2.2.1.3 Implementing an Embedded System Design with MPLAB X IDE

A development system for embedded controllers is a system of programs running on a computer that help to write, edit, debug and program code – which is the intelligence of embedded systems applications – into a microcontroller. MPLAB X IDE is such a system, it contains all the components needed to design and deploy embedded systems applications.

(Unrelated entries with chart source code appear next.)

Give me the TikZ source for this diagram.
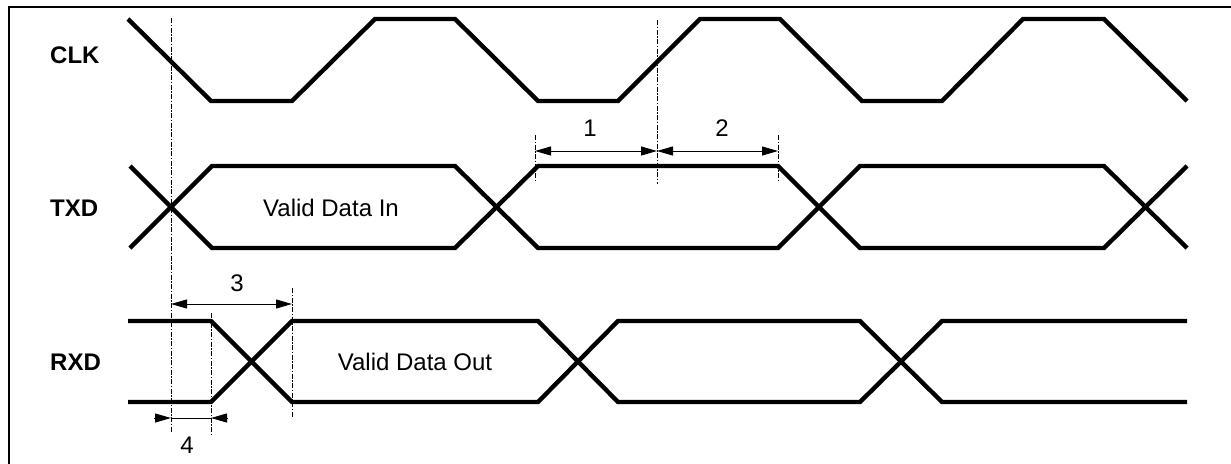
\documentclass[tikz,border=0pt]{standalone}
\usepackage{fontspec}
\setmainfont{Liberation Sans}
\usetikzlibrary{arrows.meta}
\begin{document}
\begin{tikzpicture}[x=1pt,y=-1pt,
  sig/.style={line width=4.4pt,line join=miter},
  guide/.style={line width=0.8pt,dash pattern=on 5pt off 1.5pt on 1.5pt off 1.5pt},
  dim/.style={line width=1pt,{Triangle[length=16pt,width=9pt]}-{Triangle[length=16pt,width=9pt]}},
  tipr/.style={line width=1pt,-{Triangle[length=16pt,width=9pt]}},
  lbl/.style={font=\fontsize{24}{28}\selectfont\bfseries,anchor=west,inner sep=0pt},
  txt/.style={font=\fontsize{24}{28}\selectfont,inner sep=0pt}]
\useasboundingbox (0,0) rectangle (1231,463);
\draw[line width=2.2pt] (9,7) rectangle (1240,475);

% labels
\node[lbl] (clk) at (50,55) {CLK};
\node[lbl] (txd) at (50,208) {TXD};
\node[lbl] (rxd) at (50,362) {RXD};

% CLK
\draw[sig] (128,19)--(211,101)--(292,101)--(375,19)--(455,19)--(538,101)--(618,101)--(700,19)--(780,19)--(862,101)--(942,101)--(1023,19)--(1104,19)--(1187,101);

% TXD
\draw[sig] (130,248)--(212,166)--(455,166)--(538,248)--(778,248)--(860,166)--(1104,166)--(1187,248);
\draw[sig] (130,166)--(212,248)--(455,248)--(538,166)--(778,166)--(860,248)--(1104,248)--(1187,166);
\node[txt] (vin) at (331,208) {Valid Data In};

% RXD
\draw[sig] (128,321)--(211,321)--(292,402)--(538,402)--(618,321)--(860,321)--(942,402)--(1187,402);
\draw[sig] (128,402)--(211,402)--(292,321)--(538,321)--(618,402)--(860,402)--(942,321)--(1187,321);
\node[txt] (vout) at (415,362) {Valid Data Out};

% guide lines
\coordinate (g1a) at (171,18);  \coordinate (g1b) at (171,433);
\coordinate (g2a) at (657,20);  \coordinate (g2b) at (657,184);
\coordinate (g3a) at (535,135); \coordinate (g3b) at (535,182);
\coordinate (g4a) at (778,135); \coordinate (g4b) at (778,182);
\coordinate (g5a) at (211,313); \coordinate (g5b) at (211,435);
\coordinate (g6a) at (292,288); \coordinate (g6b) at (292,417);
\draw[guide] (g1a)--(g1b);
\draw[guide] (g2a)--(g2b);
\draw[guide] (g3a)--(g3b);
\draw[guide] (g4a)--(g4b);
\draw[guide] (g5a)--(g5b);
\draw[guide] (g6a)--(g6b);

% dimensions 1 and 2
\coordinate (d1a) at (535,151); \coordinate (d1b) at (657,151); \coordinate (d2b) at (778,151);
\draw[dim] (d1a)--(d1b);
\draw[dim] (d1b)--(d2b);
\node[txt] (n1) at (590,128) {1};
\node[txt] (n2) at (722,128) {2};

% dimension 3
\coordinate (d3a) at (171,304); \coordinate (d3b) at (292,304);
\draw[dim] (d3a)--(d3b);
\node[txt] (n3) at (237,283) {3};

% dimension 4
\coordinate (d4o1) at (154,418); \coordinate (d4a) at (171,418);
\coordinate (d4b) at (211,418); \coordinate (d4o2) at (228,418);
\draw[tipr] (d4o1)--(d4a);
\draw[tipr] (d4o2)--(d4b);
\draw[line width=1pt] (d4a)--(d4b);
\node[txt] (n4) at (187,445) {4};
\end{tikzpicture}
\end{document}
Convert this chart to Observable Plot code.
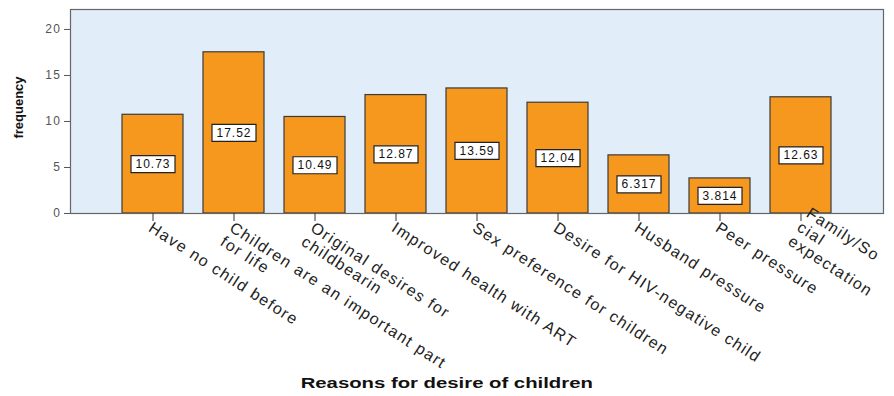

The typical tasks for developing an embedded controller application are:

  1. Create the high level design. From the features and performance desired, decide which MCU is best suited to the application, then design the associated hardware circuitry. After determining which peripherals and pins control the hardware, write the firmware – the software that will control the hardware aspects of the embedded application. A language tool such as an assembler, which is directly translatable into machine code, or a compiler that allows a more natural language for creating programs, should be used to write and edit code. Assemblers and compilers help make the code understandable, allowing function labels to identify code routines with variables that have names associated with their use, and with constructs that help organize the code in a maintainable structure.
  2. Compile, assemble and link the software using the assembler and/or compiler and linker to convert your code into “ones and zeros” – machine code for the MCUs. This machine code will eventually become the firmware (the code programmed into the microcontroller).
  3. Test your code. Usually a complex program does not work exactly the way imagined, and “bugs” need to be removed from the design to get proper results. The debugger allows you to see the “ones and zeros” execute, related to the source code you wrote, with the symbols and function names from your program. Debugging allows you to experiment with your code to see the value of variables at various points in the program, and to do “what if” checks, changing variable values and stepping through routines.
  4. “Burn” the code into a microcontroller and verify that it executes correctly in the finished application.

Of course, each of these steps can be quite complex. The important thing is to concentrate on the details of your own design, while relying upon MPLAB X IDE and its components to get through each step without continuously encountering new learning curves.

Step 1 is driven by the designer, although MPLAB X IDE can help in modeling circuits and code so that crucial design decisions can be made.

MPLAB X IDE really helps with steps 2 through 4. Its Programmer’s Editor helps write correct code with the language tools of choice. The editor is aware of the assembler and compiler programming constructs and automatically “color-keys” the source code to help ensure it is syntactically correct. The Project Manager enables you to organize the various files used in your application: source files, processor description header files and library files. When the code is built, you can control how rigorously code will be optimized for size or speed by the compiler and where individual variables and program data will be programmed into the device. You can also specify a “memory model” in order to make the best use of the microcontroller’s memory for your application. If the language tools run into errors when building the application, the offending line is shown and can be double clicked to go to the corresponding source file for immediate editing. After editing, you will rebuild and try your application again. Often this write-compile-fix loop is done many times for complex code as the sub-sections are written and tested. MPLAB X IDE goes through this loop with maximum speed, allowing you to get on to the next step.

When the code builds with no errors, it needs to be tested. MPLAB X IDE has components called “debuggers” and free software simulators for all MCUs to help test the code. Even if the hardware is not yet finished, you can begin testing the code with the simulator, a software program that simulates the execution of the microcontroller. The simulator can accept a simulated input (stimulus), in order to model how the firmware responds to external signals. The simulator can measure code execution time, single step through code to watch variables and peripherals, and trace the code to generate a detailed record of how the program ran.

When the hardware is in a prototype stage, a hardware debugger, such as an in-circuit emulator or an in-circuit debugger, can be used. These debug tools run the code in real time on your actual application by using special circuitry built into many devices with Flash program memory. They can “see into” the target microcontroller’s program and data memory, and stop and start program execution, allowing you to test the code with the microcontroller in place on the application.

After the application is running correctly, you can program a microcontroller with one of Microchip’s devices or development programmers. These programmers verify that the finished code is programmed correctly into the device.

MPLAB X IDE supports PIC® MCUs, dsPIC® DSCs, AVR® and SAM MCUs.